#### Stated problem
Pull out of the data below the stretch of lines bounded by the one containing "What matplotlib code" and the one containing "from matplotlib.ticker import MultipleLocator", both bounds included, unchanged.

#### Given data
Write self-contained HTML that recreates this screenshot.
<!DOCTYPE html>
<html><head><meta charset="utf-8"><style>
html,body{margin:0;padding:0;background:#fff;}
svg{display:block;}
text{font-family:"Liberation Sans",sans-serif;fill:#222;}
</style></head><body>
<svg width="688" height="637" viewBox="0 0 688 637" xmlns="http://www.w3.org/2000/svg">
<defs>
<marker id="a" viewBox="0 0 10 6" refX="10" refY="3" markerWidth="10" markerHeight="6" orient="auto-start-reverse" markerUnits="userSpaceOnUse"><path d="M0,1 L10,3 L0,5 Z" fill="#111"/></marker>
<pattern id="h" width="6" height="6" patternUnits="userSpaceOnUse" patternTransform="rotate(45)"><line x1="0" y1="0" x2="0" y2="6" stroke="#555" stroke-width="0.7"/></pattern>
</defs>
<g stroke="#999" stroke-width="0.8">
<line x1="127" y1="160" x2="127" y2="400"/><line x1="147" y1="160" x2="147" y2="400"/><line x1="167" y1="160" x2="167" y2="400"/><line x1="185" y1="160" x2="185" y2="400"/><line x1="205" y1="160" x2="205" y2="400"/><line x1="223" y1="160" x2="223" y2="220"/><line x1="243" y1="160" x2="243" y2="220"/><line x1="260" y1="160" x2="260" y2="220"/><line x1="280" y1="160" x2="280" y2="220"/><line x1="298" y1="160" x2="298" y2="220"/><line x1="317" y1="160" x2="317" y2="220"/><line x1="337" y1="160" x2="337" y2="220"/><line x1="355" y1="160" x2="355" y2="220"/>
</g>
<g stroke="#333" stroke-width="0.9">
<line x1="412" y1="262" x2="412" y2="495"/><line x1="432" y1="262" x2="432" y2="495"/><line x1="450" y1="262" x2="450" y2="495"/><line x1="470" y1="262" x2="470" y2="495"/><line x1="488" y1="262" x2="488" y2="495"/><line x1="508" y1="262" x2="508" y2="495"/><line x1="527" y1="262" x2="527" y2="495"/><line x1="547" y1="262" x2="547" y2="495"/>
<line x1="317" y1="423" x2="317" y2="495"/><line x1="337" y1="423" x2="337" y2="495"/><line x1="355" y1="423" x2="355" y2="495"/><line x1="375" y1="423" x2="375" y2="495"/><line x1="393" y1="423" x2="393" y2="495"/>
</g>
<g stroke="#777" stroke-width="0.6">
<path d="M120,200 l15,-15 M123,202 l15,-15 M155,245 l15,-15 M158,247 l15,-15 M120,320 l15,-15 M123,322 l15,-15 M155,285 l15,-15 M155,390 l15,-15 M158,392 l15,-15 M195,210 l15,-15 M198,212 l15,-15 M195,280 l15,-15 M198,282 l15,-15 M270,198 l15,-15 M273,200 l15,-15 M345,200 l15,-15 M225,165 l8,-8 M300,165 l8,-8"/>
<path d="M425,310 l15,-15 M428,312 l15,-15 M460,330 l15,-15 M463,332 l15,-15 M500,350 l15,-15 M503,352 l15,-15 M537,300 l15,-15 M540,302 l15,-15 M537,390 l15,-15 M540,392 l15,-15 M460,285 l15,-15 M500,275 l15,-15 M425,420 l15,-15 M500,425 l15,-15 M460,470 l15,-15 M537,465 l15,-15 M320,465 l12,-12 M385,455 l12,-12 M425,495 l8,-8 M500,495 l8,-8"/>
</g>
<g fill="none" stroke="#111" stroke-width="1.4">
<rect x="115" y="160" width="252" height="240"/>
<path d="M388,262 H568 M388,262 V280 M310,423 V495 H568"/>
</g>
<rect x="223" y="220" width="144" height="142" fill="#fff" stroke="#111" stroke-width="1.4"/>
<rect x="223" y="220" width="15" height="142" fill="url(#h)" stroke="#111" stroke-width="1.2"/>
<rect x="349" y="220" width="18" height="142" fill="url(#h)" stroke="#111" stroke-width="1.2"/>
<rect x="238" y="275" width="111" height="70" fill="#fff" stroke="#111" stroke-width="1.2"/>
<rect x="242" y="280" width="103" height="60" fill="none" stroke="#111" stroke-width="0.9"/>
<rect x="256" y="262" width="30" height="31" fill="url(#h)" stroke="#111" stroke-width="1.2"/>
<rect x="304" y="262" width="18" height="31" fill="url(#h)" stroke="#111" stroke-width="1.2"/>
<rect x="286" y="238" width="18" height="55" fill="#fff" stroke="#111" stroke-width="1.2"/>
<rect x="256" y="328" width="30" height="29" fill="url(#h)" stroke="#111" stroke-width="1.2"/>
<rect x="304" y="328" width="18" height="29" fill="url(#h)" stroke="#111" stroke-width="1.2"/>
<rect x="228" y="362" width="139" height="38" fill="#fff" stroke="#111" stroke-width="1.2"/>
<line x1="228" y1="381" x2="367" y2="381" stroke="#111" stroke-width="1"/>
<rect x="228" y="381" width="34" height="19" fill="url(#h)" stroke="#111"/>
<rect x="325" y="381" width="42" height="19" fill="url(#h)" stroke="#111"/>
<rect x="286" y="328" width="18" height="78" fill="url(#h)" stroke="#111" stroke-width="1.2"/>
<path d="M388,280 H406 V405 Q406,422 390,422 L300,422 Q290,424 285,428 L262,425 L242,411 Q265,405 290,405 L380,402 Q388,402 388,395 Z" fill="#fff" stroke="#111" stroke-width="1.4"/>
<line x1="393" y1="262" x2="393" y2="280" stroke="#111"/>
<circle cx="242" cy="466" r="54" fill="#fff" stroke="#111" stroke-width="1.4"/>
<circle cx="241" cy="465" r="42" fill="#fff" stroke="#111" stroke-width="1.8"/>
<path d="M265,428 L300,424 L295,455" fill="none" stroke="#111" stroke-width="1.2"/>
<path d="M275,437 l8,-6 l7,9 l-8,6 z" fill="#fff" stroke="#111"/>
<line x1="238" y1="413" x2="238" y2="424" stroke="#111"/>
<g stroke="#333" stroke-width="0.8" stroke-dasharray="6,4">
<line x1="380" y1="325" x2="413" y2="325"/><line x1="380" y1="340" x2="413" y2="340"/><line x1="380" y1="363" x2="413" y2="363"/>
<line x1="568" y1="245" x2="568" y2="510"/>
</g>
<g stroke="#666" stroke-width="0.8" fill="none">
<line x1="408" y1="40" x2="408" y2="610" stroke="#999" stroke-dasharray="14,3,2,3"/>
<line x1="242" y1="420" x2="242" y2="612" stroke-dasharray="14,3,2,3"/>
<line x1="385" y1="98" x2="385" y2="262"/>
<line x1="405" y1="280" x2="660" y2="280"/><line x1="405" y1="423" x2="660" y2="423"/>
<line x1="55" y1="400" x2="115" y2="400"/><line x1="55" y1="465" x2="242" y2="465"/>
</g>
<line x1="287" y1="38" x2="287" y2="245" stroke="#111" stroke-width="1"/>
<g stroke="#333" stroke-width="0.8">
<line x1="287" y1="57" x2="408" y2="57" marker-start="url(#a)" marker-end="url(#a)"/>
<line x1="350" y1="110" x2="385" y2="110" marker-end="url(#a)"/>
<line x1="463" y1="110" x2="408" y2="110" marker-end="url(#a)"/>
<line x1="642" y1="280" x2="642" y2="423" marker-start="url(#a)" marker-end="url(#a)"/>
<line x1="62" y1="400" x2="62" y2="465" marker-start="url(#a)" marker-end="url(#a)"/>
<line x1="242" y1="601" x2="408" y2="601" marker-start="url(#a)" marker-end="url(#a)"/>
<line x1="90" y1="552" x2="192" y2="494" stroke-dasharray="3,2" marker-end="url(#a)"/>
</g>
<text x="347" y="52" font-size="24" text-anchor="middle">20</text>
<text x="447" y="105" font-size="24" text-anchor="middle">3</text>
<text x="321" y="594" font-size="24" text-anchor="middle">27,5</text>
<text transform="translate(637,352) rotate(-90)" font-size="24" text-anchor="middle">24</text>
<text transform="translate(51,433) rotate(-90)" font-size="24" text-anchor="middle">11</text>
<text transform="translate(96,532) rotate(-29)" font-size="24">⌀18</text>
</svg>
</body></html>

---

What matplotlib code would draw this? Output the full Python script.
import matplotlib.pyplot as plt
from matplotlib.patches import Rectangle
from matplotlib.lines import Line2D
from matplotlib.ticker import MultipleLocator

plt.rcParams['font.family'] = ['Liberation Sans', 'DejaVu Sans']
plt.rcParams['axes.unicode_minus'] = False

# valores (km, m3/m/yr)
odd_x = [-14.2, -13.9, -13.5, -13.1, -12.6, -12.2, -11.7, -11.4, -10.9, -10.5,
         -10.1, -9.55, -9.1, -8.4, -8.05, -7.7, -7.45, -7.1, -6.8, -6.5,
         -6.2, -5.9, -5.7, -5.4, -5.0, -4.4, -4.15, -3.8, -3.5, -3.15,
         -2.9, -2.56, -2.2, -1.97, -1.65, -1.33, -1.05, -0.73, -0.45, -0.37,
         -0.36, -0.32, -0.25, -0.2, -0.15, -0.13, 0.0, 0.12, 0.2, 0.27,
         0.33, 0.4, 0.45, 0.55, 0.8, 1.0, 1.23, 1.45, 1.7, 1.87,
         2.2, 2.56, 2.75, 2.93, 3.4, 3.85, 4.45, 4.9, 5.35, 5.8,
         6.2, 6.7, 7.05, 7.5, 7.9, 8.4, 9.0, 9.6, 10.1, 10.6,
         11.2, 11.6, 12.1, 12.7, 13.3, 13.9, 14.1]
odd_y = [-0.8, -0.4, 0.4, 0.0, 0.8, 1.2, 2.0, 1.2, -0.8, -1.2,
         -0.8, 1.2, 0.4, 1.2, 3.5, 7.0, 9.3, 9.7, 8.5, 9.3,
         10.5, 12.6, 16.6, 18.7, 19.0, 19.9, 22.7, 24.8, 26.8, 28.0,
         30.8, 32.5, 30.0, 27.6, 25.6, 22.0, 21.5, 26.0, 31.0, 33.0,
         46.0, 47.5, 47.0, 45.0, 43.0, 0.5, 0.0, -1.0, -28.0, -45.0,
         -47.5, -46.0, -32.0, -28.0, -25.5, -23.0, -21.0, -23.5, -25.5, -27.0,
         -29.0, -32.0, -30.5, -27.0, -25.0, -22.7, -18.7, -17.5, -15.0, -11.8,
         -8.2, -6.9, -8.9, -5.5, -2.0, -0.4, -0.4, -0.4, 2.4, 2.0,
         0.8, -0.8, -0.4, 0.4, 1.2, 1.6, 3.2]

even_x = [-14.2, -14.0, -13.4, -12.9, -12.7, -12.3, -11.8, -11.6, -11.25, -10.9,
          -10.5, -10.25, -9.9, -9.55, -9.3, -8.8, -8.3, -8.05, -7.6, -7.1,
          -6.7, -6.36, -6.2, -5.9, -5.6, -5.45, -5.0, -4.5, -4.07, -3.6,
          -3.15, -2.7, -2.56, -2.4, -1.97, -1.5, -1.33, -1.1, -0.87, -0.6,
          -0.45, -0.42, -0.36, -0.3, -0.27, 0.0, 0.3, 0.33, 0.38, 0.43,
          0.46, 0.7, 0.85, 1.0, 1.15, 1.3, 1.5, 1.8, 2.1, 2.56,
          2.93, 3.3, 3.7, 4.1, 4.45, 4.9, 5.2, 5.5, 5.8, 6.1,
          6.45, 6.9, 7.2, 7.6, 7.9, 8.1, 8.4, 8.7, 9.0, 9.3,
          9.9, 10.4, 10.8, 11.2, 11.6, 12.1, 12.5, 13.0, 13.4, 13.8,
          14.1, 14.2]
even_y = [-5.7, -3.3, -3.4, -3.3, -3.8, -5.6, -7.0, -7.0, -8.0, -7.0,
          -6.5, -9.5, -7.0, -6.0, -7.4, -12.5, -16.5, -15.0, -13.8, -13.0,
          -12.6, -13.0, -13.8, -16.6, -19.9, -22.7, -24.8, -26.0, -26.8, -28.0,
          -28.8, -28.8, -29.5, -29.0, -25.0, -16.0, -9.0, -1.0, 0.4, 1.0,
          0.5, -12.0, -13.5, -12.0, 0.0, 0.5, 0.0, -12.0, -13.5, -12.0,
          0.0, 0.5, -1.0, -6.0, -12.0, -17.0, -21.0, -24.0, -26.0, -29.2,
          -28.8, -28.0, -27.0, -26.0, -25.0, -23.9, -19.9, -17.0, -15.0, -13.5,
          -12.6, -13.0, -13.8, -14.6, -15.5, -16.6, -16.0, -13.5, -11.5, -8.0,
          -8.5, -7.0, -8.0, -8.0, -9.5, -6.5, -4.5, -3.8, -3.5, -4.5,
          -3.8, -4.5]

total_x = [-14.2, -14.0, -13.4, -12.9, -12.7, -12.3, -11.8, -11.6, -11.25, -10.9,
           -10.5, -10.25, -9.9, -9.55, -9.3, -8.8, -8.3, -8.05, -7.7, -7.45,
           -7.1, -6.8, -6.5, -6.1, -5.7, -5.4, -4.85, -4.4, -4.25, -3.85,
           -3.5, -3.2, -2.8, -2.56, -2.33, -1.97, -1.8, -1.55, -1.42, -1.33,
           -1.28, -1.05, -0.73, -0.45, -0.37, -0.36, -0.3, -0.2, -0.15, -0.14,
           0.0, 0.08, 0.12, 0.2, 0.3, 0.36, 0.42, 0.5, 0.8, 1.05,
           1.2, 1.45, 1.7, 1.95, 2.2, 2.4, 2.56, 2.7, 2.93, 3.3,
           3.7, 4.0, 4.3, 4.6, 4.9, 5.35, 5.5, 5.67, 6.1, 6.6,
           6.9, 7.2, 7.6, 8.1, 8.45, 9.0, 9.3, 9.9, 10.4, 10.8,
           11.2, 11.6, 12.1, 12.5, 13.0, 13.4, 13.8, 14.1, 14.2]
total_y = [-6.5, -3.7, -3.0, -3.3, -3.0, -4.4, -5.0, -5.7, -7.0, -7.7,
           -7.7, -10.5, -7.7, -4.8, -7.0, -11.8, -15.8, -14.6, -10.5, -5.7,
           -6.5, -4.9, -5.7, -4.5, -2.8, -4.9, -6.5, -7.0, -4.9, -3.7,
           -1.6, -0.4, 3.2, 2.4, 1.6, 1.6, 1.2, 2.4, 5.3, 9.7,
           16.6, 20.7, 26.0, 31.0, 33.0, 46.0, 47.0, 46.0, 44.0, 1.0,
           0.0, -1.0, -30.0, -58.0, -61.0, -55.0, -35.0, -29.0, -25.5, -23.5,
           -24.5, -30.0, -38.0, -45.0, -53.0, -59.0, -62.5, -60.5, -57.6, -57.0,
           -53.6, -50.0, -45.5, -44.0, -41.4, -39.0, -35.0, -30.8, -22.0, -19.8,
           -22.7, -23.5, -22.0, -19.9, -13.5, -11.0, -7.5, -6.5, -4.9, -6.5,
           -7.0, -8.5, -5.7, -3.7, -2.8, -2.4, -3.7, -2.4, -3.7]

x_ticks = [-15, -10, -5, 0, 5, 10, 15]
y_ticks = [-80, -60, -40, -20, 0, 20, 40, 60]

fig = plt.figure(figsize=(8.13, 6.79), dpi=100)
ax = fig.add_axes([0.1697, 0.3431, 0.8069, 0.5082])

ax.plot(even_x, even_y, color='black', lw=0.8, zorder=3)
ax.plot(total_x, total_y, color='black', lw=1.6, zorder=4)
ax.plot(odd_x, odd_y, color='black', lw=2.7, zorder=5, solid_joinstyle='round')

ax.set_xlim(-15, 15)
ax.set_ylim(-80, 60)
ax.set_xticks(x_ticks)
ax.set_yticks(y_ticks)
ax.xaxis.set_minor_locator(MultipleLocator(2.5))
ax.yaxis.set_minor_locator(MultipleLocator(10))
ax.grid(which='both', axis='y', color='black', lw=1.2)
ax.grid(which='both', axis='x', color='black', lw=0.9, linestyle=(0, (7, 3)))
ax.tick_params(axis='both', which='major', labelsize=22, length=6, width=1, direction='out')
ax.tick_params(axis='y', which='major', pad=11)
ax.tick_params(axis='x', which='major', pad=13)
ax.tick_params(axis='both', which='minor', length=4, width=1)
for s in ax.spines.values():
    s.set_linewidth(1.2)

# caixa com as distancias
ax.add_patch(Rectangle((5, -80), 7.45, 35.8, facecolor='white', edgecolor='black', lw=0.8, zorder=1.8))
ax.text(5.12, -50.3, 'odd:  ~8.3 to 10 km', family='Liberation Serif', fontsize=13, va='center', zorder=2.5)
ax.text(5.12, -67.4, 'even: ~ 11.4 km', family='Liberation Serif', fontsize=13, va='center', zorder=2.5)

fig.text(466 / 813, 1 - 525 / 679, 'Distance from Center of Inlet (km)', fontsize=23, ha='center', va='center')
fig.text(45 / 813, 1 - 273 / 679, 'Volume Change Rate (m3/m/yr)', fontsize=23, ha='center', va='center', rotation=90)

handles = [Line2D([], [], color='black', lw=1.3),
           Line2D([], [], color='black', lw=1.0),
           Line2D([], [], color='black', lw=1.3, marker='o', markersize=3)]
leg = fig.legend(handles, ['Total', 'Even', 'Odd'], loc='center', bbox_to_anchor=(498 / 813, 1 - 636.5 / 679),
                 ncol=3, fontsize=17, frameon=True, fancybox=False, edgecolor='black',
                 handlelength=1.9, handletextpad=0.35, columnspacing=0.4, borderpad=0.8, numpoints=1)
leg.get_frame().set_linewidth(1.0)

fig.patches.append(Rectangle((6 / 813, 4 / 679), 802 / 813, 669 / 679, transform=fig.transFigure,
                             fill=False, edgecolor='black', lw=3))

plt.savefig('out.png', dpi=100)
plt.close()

#### Exercise result
What matplotlib code would draw this? Output the full Python script.
import matplotlib.pyplot as plt
from matplotlib.patches import Rectangle
from matplotlib.lines import Line2D
from matplotlib.ticker import MultipleLocator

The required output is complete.